In the aftermath of the Indian Ocean tsunami of December 2004, Grantmakers Without Borders (Gw/oB) commissioned a study of a group of our members – the American Jewish World Service, Global Fund for Children, Global Greengrants Fund, Global Fund for Women, and Urgent Action Fund for Women’s Human Rights – who responded to the disaster. Most had never made grants for disaster relief before.
The study also looked at Oxfam. The organizations all share, among other things, a commitment to working through local organizations, addressing systemic issues, empowering local communities, serving the most marginalized, and promoting the rights of vulnerable populations, especially women.

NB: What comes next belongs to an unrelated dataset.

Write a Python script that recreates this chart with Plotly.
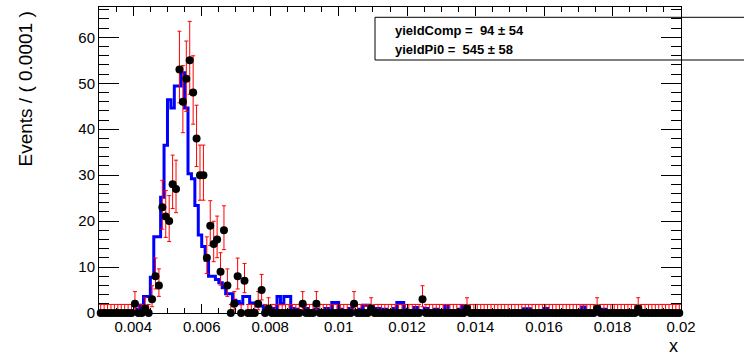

Gw/oB’s aim was to explore several key issues critical to social change grantmaking: could we identify the characteristics of a progressive disaster response that is shaped by a commitment to human rights? And what could we say about the efficacy of disaster response when it is shaped by social and environmental justice concerns?
The study reinforced a number of important lessons. It is far easier to mount an effective response if the funder is already familiar with the country, the communities, and the local and government structures. Indeed, there is strong evidence to suggest that it can be counter-productive for international organizations to enter a country or region for the first time in an emergency situation. Prior experience with local organizations is invaluable for making sound strategic choices about the mix of organizations to fund and the types of support needed. Genuine participation of survivors, from needs assessment to planning, implementation and evaluation, is necessary for effective and sustainable recovery.
The excuse that there isn’t time to foster participation is belied by the reality that often the only thing survivors have in abundance is time.